## GOAL
Give an exact transcription of every line, dropping the images.

Begin

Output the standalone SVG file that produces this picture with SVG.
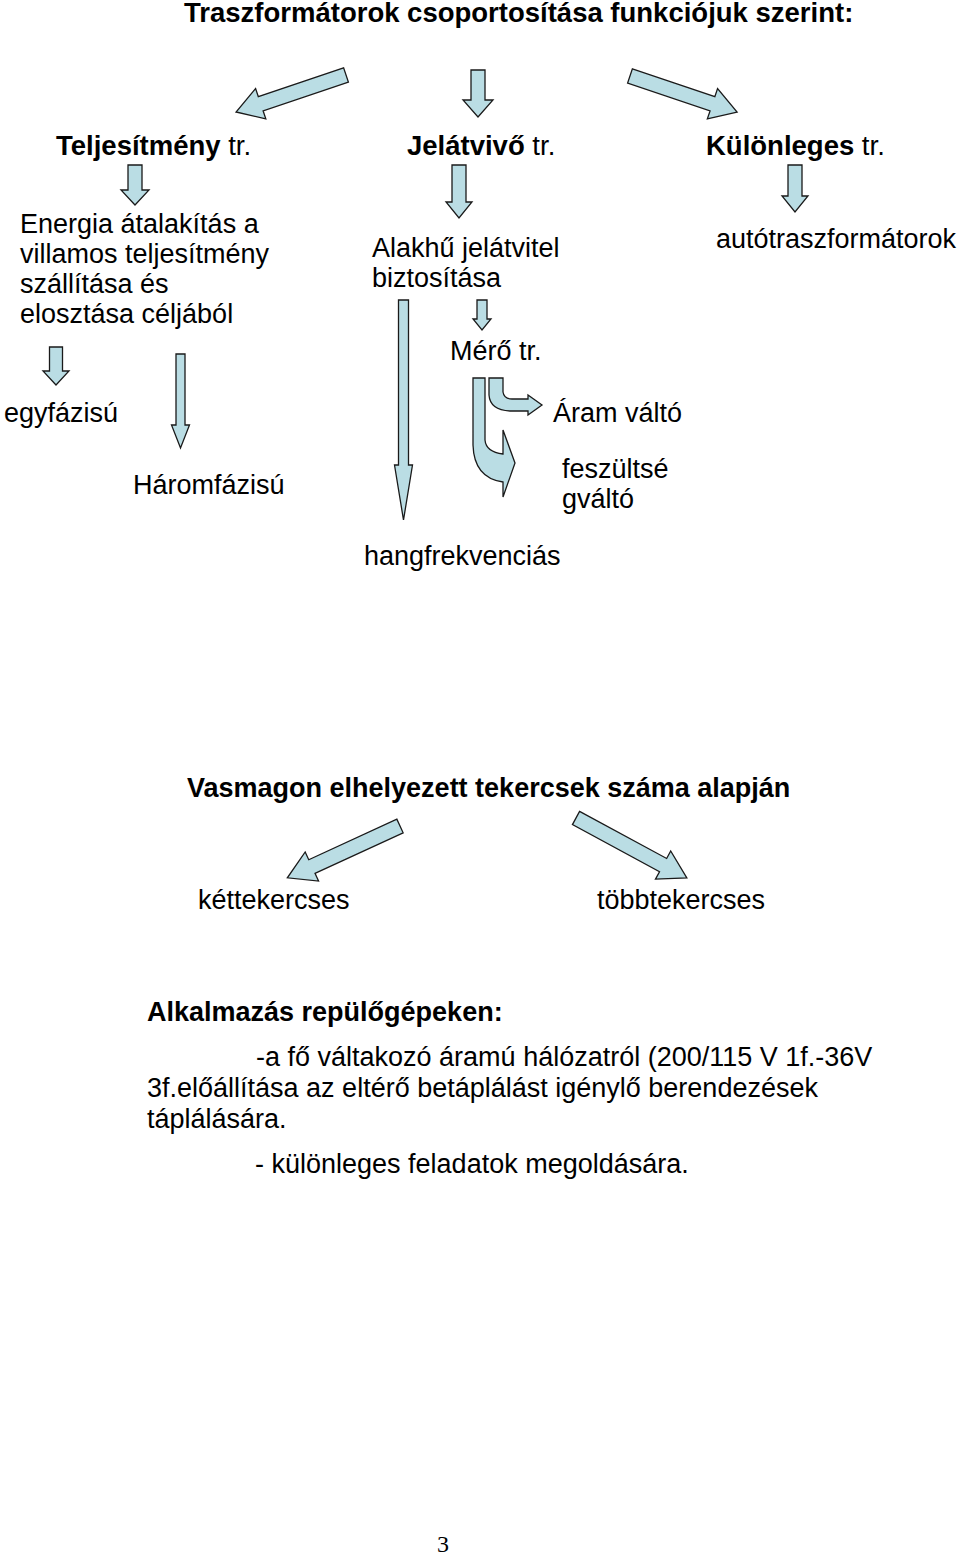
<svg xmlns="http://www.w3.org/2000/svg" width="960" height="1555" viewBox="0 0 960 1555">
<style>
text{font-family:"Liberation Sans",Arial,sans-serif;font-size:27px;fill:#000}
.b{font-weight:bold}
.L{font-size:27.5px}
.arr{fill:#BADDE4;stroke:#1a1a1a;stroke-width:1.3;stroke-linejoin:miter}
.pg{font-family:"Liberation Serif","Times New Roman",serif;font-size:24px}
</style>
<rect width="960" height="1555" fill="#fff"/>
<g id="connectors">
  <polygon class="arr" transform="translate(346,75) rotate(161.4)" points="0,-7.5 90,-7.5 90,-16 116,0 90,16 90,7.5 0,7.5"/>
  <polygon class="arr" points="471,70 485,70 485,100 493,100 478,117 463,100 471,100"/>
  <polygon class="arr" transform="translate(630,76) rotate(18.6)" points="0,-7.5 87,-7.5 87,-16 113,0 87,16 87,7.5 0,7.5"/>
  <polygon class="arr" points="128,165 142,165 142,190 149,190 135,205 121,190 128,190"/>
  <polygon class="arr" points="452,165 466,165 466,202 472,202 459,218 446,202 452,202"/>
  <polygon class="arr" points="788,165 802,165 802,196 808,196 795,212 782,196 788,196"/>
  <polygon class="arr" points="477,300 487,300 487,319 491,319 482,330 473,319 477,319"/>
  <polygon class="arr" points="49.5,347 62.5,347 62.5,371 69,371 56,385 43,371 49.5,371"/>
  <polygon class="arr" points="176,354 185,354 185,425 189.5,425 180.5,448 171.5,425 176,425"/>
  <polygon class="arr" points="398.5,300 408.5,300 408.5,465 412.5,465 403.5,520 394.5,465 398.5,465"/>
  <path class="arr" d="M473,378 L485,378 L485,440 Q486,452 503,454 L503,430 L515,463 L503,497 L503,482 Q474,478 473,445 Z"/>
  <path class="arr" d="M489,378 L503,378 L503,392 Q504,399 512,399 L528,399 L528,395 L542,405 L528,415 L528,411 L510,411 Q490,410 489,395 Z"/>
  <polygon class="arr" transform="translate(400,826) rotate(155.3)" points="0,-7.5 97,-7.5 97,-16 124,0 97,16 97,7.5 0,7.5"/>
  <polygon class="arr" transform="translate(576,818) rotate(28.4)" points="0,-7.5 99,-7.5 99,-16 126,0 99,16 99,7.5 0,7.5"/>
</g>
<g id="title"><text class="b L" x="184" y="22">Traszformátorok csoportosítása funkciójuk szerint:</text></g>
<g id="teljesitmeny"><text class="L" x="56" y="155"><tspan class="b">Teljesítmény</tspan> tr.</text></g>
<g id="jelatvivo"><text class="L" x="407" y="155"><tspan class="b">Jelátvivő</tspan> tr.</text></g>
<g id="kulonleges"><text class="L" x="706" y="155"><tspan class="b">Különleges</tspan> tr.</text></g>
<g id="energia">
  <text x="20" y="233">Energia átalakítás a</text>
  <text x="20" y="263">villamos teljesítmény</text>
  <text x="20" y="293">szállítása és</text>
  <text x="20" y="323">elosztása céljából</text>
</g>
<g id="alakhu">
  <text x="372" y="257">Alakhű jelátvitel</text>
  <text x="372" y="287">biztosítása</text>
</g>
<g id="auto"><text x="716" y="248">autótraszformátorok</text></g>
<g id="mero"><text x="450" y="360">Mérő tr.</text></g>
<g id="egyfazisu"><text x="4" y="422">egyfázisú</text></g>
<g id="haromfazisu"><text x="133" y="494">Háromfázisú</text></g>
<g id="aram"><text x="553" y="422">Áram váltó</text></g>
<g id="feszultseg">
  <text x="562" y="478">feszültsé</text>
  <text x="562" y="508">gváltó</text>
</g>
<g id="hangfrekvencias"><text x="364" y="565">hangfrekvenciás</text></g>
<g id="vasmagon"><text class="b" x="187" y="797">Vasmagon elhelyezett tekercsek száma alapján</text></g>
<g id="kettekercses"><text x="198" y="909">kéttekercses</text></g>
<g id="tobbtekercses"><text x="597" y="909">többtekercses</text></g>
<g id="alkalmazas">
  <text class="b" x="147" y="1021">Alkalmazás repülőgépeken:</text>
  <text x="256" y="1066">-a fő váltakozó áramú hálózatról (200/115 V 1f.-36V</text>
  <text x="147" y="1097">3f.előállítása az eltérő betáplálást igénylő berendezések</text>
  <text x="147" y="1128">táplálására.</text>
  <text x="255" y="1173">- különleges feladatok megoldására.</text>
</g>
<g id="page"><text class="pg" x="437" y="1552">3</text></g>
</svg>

End

## EXERCISE RESULT
Output the standalone SVG file that produces this picture with SVG.
<svg xmlns="http://www.w3.org/2000/svg" width="960" height="1555" viewBox="0 0 960 1555">
<style>
text{font-family:"Liberation Sans",Arial,sans-serif;font-size:27px;fill:#000}
.b{font-weight:bold}
.L{font-size:27.5px}
.arr{fill:#BADDE4;stroke:#1a1a1a;stroke-width:1.3;stroke-linejoin:miter}
.pg{font-family:"Liberation Serif","Times New Roman",serif;font-size:24px}
</style>
<rect width="960" height="1555" fill="#fff"/>
<g id="connectors">
  <polygon class="arr" transform="translate(346,75) rotate(161.4)" points="0,-7.5 90,-7.5 90,-16 116,0 90,16 90,7.5 0,7.5"/>
  <polygon class="arr" points="471,70 485,70 485,100 493,100 478,117 463,100 471,100"/>
  <polygon class="arr" transform="translate(630,76) rotate(18.6)" points="0,-7.5 87,-7.5 87,-16 113,0 87,16 87,7.5 0,7.5"/>
  <polygon class="arr" points="128,165 142,165 142,190 149,190 135,205 121,190 128,190"/>
  <polygon class="arr" points="452,165 466,165 466,202 472,202 459,218 446,202 452,202"/>
  <polygon class="arr" points="788,165 802,165 802,196 808,196 795,212 782,196 788,196"/>
  <polygon class="arr" points="477,300 487,300 487,319 491,319 482,330 473,319 477,319"/>
  <polygon class="arr" points="49.5,347 62.5,347 62.5,371 69,371 56,385 43,371 49.5,371"/>
  <polygon class="arr" points="176,354 185,354 185,425 189.5,425 180.5,448 171.5,425 176,425"/>
  <polygon class="arr" points="398.5,300 408.5,300 408.5,465 412.5,465 403.5,520 394.5,465 398.5,465"/>
  <path class="arr" d="M473,378 L485,378 L485,440 Q486,452 503,454 L503,430 L515,463 L503,497 L503,482 Q474,478 473,445 Z"/>
  <path class="arr" d="M489,378 L503,378 L503,392 Q504,399 512,399 L528,399 L528,395 L542,405 L528,415 L528,411 L510,411 Q490,410 489,395 Z"/>
  <polygon class="arr" transform="translate(400,826) rotate(155.3)" points="0,-7.5 97,-7.5 97,-16 124,0 97,16 97,7.5 0,7.5"/>
  <polygon class="arr" transform="translate(576,818) rotate(28.4)" points="0,-7.5 99,-7.5 99,-16 126,0 99,16 99,7.5 0,7.5"/>
</g>
<g id="title"><text class="b L" x="184" y="22">Traszformátorok csoportosítása funkciójuk szerint:</text></g>
<g id="teljesitmeny"><text class="L" x="56" y="155"><tspan class="b">Teljesítmény</tspan> tr.</text></g>
<g id="jelatvivo"><text class="L" x="407" y="155"><tspan class="b">Jelátvivő</tspan> tr.</text></g>
<g id="kulonleges"><text class="L" x="706" y="155"><tspan class="b">Különleges</tspan> tr.</text></g>
<g id="energia">
  <text x="20" y="233">Energia átalakítás a</text>
  <text x="20" y="263">villamos teljesítmény</text>
  <text x="20" y="293">szállítása és</text>
  <text x="20" y="323">elosztása céljából</text>
</g>
<g id="alakhu">
  <text x="372" y="257">Alakhű jelátvitel</text>
  <text x="372" y="287">biztosítása</text>
</g>
<g id="auto"><text x="716" y="248">autótraszformátorok</text></g>
<g id="mero"><text x="450" y="360">Mérő tr.</text></g>
<g id="egyfazisu"><text x="4" y="422">egyfázisú</text></g>
<g id="haromfazisu"><text x="133" y="494">Háromfázisú</text></g>
<g id="aram"><text x="553" y="422">Áram váltó</text></g>
<g id="feszultseg">
  <text x="562" y="478">feszültsé</text>
  <text x="562" y="508">gváltó</text>
</g>
<g id="hangfrekvencias"><text x="364" y="565">hangfrekvenciás</text></g>
<g id="vasmagon"><text class="b" x="187" y="797">Vasmagon elhelyezett tekercsek száma alapján</text></g>
<g id="kettekercses"><text x="198" y="909">kéttekercses</text></g>
<g id="tobbtekercses"><text x="597" y="909">többtekercses</text></g>
<g id="alkalmazas">
  <text class="b" x="147" y="1021">Alkalmazás repülőgépeken:</text>
  <text x="256" y="1066">-a fő váltakozó áramú hálózatról (200/115 V 1f.-36V</text>
  <text x="147" y="1097">3f.előállítása az eltérő betáplálást igénylő berendezések</text>
  <text x="147" y="1128">táplálására.</text>
  <text x="255" y="1173">- különleges feladatok megoldására.</text>
</g>
<g id="page"><text class="pg" x="437" y="1552">3</text></g>
</svg>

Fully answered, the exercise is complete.